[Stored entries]
____
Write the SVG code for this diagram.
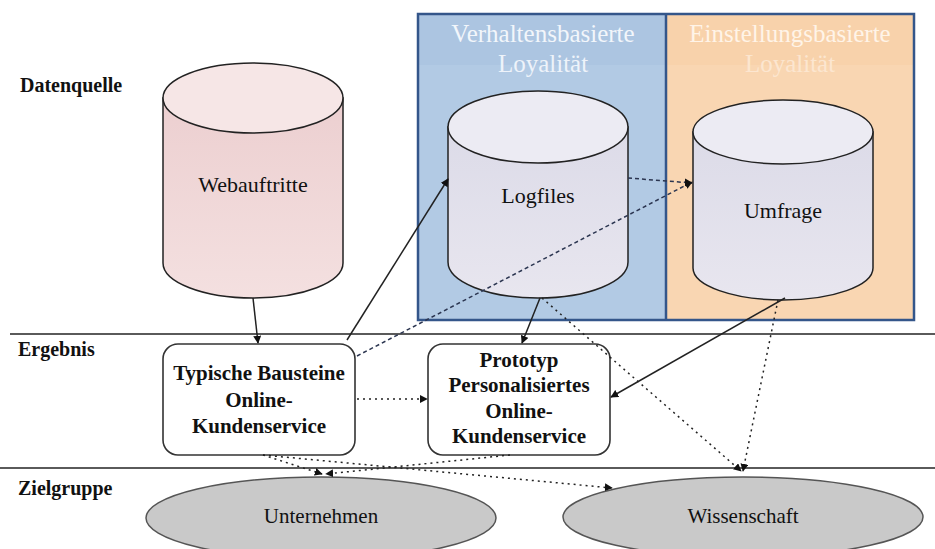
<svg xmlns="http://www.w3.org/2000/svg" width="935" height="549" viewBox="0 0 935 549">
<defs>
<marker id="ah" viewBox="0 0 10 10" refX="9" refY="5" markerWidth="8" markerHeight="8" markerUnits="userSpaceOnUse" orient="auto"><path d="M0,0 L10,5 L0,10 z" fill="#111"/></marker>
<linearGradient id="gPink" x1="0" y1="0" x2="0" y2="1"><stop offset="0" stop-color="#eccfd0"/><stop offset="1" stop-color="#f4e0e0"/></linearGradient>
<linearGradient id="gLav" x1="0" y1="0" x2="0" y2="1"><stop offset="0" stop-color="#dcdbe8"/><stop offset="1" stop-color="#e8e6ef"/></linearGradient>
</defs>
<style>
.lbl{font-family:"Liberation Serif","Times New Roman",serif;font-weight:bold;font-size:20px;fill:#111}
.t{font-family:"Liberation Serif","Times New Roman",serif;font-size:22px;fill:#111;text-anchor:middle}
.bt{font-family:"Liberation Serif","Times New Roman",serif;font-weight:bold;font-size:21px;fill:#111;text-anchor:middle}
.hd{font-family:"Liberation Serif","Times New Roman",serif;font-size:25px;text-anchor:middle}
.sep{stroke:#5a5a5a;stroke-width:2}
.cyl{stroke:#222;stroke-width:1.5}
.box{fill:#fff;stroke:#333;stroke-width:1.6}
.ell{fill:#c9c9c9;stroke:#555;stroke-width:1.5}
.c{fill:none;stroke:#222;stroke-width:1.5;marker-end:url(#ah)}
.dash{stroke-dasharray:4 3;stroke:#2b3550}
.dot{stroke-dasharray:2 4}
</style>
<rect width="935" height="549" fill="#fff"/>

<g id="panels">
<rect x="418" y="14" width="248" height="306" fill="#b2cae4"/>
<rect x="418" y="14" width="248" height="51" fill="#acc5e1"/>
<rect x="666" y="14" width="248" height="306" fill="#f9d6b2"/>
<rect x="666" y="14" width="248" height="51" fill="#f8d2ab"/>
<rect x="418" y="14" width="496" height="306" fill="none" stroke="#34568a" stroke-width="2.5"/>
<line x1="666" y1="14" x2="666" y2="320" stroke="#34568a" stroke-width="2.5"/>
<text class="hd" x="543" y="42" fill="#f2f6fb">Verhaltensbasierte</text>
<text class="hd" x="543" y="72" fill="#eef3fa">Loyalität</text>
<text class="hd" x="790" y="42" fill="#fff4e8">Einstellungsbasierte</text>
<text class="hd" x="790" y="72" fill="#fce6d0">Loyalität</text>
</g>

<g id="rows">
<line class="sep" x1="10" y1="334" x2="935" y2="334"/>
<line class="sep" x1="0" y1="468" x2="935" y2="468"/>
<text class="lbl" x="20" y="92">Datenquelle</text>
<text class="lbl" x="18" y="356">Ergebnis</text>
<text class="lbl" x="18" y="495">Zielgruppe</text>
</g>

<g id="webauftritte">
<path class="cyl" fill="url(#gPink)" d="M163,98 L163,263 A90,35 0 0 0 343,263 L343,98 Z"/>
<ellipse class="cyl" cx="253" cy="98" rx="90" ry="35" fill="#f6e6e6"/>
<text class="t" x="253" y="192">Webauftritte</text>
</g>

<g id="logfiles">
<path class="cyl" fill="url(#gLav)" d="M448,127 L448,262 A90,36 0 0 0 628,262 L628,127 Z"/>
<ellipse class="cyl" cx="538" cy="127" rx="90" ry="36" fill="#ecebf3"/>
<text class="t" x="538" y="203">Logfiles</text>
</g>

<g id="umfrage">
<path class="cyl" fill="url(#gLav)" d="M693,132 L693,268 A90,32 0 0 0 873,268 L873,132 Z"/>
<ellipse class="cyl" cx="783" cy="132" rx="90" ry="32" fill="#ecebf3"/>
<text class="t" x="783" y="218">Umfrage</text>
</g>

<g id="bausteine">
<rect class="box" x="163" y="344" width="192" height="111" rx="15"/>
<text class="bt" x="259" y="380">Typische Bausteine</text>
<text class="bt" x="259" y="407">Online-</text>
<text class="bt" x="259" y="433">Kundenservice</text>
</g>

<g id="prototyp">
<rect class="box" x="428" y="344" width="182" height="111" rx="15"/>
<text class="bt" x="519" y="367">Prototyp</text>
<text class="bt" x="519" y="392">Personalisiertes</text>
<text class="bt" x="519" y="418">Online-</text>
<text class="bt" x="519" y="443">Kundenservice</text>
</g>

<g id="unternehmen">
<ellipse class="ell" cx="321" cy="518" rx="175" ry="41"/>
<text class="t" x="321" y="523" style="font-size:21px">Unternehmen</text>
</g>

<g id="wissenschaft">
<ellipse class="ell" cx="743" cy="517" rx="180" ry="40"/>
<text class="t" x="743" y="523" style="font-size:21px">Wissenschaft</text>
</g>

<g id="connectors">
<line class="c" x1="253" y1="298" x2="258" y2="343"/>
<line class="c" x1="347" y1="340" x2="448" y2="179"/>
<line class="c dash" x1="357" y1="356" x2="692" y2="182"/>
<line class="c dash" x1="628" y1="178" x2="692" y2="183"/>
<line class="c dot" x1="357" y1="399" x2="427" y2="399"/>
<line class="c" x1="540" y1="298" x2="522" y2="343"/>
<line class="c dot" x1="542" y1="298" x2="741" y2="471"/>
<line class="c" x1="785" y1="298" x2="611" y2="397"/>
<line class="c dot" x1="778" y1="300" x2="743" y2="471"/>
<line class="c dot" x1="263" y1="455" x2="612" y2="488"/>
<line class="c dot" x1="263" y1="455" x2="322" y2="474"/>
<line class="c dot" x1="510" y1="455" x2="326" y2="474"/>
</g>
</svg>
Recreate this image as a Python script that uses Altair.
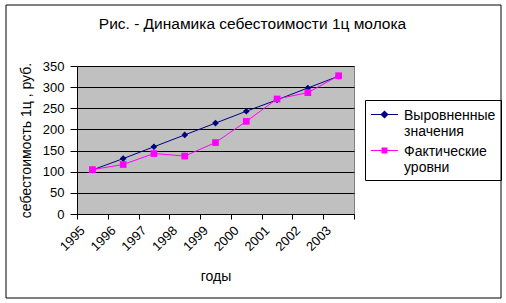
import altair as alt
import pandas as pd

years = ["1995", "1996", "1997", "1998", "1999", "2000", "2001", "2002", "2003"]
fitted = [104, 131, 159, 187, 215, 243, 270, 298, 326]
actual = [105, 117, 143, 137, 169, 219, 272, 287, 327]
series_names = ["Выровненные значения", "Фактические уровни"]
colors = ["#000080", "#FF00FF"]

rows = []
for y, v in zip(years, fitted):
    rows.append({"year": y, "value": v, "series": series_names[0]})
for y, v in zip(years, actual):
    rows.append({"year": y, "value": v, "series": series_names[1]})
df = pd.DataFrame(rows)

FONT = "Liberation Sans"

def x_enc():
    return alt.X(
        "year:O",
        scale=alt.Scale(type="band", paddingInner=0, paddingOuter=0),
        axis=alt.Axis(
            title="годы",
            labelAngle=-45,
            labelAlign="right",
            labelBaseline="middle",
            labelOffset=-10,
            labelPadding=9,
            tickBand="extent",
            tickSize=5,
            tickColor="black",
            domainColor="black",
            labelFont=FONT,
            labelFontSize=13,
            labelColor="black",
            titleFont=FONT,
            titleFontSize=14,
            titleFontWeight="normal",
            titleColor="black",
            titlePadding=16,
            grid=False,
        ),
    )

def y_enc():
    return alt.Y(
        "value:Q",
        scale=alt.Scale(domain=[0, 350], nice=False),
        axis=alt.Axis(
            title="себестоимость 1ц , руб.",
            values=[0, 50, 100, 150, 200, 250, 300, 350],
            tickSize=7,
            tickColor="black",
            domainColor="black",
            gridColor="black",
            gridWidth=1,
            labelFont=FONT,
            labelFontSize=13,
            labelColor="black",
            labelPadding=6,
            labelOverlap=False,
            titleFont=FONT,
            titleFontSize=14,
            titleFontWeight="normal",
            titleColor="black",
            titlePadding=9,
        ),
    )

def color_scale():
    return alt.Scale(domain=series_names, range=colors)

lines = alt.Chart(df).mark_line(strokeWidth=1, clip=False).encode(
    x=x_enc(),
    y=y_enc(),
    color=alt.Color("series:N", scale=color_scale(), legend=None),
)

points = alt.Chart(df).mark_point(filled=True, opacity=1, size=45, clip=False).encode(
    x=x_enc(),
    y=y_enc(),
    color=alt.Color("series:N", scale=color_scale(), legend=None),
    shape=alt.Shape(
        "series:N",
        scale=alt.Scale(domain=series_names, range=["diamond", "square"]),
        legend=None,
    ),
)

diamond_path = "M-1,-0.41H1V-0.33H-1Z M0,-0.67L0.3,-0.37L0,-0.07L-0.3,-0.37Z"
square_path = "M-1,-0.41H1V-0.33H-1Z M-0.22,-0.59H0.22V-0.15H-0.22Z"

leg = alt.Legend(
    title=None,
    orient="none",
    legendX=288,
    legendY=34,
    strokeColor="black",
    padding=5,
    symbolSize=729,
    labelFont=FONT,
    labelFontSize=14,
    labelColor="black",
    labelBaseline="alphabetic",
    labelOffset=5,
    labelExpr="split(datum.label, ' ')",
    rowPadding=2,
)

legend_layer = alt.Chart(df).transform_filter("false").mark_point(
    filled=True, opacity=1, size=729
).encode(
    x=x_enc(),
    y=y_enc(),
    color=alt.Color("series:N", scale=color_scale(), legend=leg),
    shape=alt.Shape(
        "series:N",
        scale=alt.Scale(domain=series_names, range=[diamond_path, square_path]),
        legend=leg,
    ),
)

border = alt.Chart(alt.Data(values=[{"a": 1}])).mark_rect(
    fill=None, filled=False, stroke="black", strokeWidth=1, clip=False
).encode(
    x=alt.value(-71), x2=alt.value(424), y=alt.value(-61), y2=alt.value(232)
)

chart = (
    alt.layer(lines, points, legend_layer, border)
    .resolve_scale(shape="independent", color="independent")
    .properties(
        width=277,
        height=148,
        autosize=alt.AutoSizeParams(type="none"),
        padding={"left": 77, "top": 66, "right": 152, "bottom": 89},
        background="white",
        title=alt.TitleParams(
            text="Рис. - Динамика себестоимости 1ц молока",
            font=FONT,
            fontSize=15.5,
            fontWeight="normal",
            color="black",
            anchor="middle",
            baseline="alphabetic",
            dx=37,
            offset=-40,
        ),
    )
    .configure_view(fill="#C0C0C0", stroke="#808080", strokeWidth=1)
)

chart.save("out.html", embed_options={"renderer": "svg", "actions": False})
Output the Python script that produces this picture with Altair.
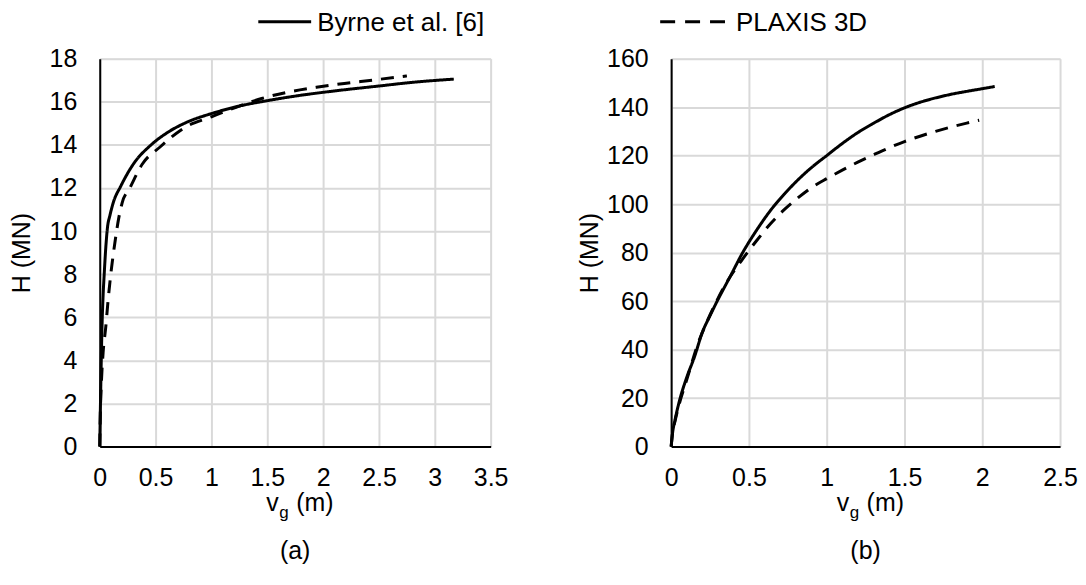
____
§ **Instruction**
Search the entries for "this" and copy out each line that has it.

§ **Correct response**
Write the SVG code for this diagram.
Recreate this image as a Python script that uses Altair.
Output the Python script that produces this picture with Altair.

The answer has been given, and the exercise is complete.